### WORK TO COMPLETE
Would you write out the listing verbatim and skip every picture in it?

### DATA SHOWN
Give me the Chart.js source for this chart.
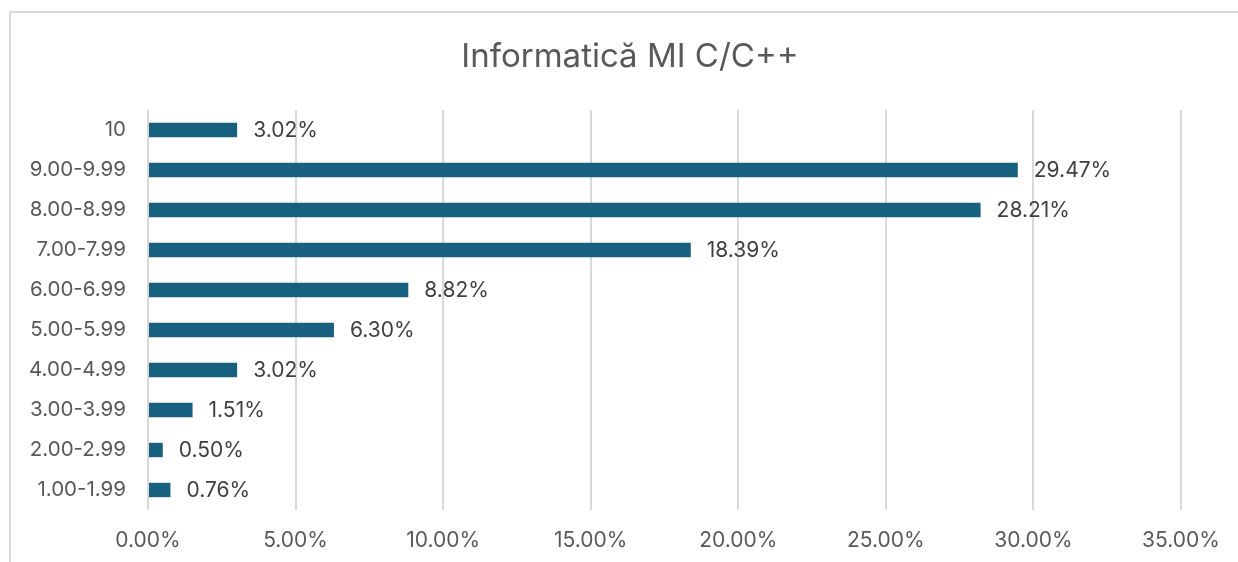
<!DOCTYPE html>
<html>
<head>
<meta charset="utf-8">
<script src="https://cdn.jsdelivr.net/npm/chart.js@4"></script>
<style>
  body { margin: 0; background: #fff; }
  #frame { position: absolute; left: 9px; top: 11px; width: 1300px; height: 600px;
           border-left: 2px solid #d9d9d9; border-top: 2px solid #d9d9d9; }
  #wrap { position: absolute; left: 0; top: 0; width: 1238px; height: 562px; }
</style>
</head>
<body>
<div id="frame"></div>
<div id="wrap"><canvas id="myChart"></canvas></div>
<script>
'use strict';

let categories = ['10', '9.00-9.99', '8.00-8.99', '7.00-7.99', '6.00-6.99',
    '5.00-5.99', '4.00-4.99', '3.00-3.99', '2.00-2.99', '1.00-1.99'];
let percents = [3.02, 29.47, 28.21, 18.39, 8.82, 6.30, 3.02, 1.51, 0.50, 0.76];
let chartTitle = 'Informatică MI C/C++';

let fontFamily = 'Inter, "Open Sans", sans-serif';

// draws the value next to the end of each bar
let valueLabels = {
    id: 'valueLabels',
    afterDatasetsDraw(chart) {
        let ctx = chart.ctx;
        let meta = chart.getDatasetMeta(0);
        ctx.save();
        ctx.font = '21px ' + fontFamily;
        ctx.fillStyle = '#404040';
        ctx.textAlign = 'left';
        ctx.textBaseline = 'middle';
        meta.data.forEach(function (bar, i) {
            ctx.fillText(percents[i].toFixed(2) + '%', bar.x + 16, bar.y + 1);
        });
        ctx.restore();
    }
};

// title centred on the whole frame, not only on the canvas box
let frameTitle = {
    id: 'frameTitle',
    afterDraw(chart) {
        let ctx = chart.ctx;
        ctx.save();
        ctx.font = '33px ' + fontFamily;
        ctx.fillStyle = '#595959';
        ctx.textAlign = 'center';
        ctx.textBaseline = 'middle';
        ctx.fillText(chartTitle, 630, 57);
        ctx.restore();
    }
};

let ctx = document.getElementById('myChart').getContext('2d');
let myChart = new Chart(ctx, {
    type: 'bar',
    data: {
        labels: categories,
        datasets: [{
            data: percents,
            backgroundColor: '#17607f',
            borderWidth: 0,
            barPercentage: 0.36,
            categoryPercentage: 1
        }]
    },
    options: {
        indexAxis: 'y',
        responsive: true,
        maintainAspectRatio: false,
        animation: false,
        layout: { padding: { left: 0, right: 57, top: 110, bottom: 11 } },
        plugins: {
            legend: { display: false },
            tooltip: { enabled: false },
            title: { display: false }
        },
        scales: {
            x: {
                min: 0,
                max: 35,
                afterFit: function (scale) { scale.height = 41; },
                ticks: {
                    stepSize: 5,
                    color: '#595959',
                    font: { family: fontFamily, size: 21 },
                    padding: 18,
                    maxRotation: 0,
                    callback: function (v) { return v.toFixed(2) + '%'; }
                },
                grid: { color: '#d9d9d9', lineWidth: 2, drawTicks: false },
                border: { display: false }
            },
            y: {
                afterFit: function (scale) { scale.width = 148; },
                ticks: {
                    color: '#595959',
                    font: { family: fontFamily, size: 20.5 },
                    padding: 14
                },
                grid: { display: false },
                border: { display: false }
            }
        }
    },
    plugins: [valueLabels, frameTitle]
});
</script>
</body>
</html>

### THE SOLUTION
Give me the Chart.js source for this chart.
<!DOCTYPE html>
<html>
<head>
<meta charset="utf-8">
<script src="https://cdn.jsdelivr.net/npm/chart.js@4"></script>
<style>
  body { margin: 0; background: #fff; }
  #frame { position: absolute; left: 9px; top: 11px; width: 1300px; height: 600px;
           border-left: 2px solid #d9d9d9; border-top: 2px solid #d9d9d9; }
  #wrap { position: absolute; left: 0; top: 0; width: 1238px; height: 562px; }
</style>
</head>
<body>
<div id="frame"></div>
<div id="wrap"><canvas id="myChart"></canvas></div>
<script>
'use strict';

let categories = ['10', '9.00-9.99', '8.00-8.99', '7.00-7.99', '6.00-6.99',
    '5.00-5.99', '4.00-4.99', '3.00-3.99', '2.00-2.99', '1.00-1.99'];
let percents = [3.02, 29.47, 28.21, 18.39, 8.82, 6.30, 3.02, 1.51, 0.50, 0.76];
let chartTitle = 'Informatică MI C/C++';

let fontFamily = 'Inter, "Open Sans", sans-serif';

// draws the value next to the end of each bar
let valueLabels = {
    id: 'valueLabels',
    afterDatasetsDraw(chart) {
        let ctx = chart.ctx;
        let meta = chart.getDatasetMeta(0);
        ctx.save();
        ctx.font = '21px ' + fontFamily;
        ctx.fillStyle = '#404040';
        ctx.textAlign = 'left';
        ctx.textBaseline = 'middle';
        meta.data.forEach(function (bar, i) {
            ctx.fillText(percents[i].toFixed(2) + '%', bar.x + 16, bar.y + 1);
        });
        ctx.restore();
    }
};

// title centred on the whole frame, not only on the canvas box
let frameTitle = {
    id: 'frameTitle',
    afterDraw(chart) {
        let ctx = chart.ctx;
        ctx.save();
        ctx.font = '33px ' + fontFamily;
        ctx.fillStyle = '#595959';
        ctx.textAlign = 'center';
        ctx.textBaseline = 'middle';
        ctx.fillText(chartTitle, 630, 57);
        ctx.restore();
    }
};

let ctx = document.getElementById('myChart').getContext('2d');
let myChart = new Chart(ctx, {
    type: 'bar',
    data: {
        labels: categories,
        datasets: [{
            data: percents,
            backgroundColor: '#17607f',
            borderWidth: 0,
            barPercentage: 0.36,
            categoryPercentage: 1
        }]
    },
    options: {
        indexAxis: 'y',
        responsive: true,
        maintainAspectRatio: false,
        animation: false,
        layout: { padding: { left: 0, right: 57, top: 110, bottom: 11 } },
        plugins: {
            legend: { display: false },
            tooltip: { enabled: false },
            title: { display: false }
        },
        scales: {
            x: {
                min: 0,
                max: 35,
                afterFit: function (scale) { scale.height = 41; },
                ticks: {
                    stepSize: 5,
                    color: '#595959',
                    font: { family: fontFamily, size: 21 },
                    padding: 18,
                    maxRotation: 0,
                    callback: function (v) { return v.toFixed(2) + '%'; }
                },
                grid: { color: '#d9d9d9', lineWidth: 2, drawTicks: false },
                border: { display: false }
            },
            y: {
                afterFit: function (scale) { scale.width = 148; },
                ticks: {
                    color: '#595959',
                    font: { family: fontFamily, size: 20.5 },
                    padding: 14
                },
                grid: { display: false },
                border: { display: false }
            }
        }
    },
    plugins: [valueLabels, frameTitle]
});
</script>
</body>
</html>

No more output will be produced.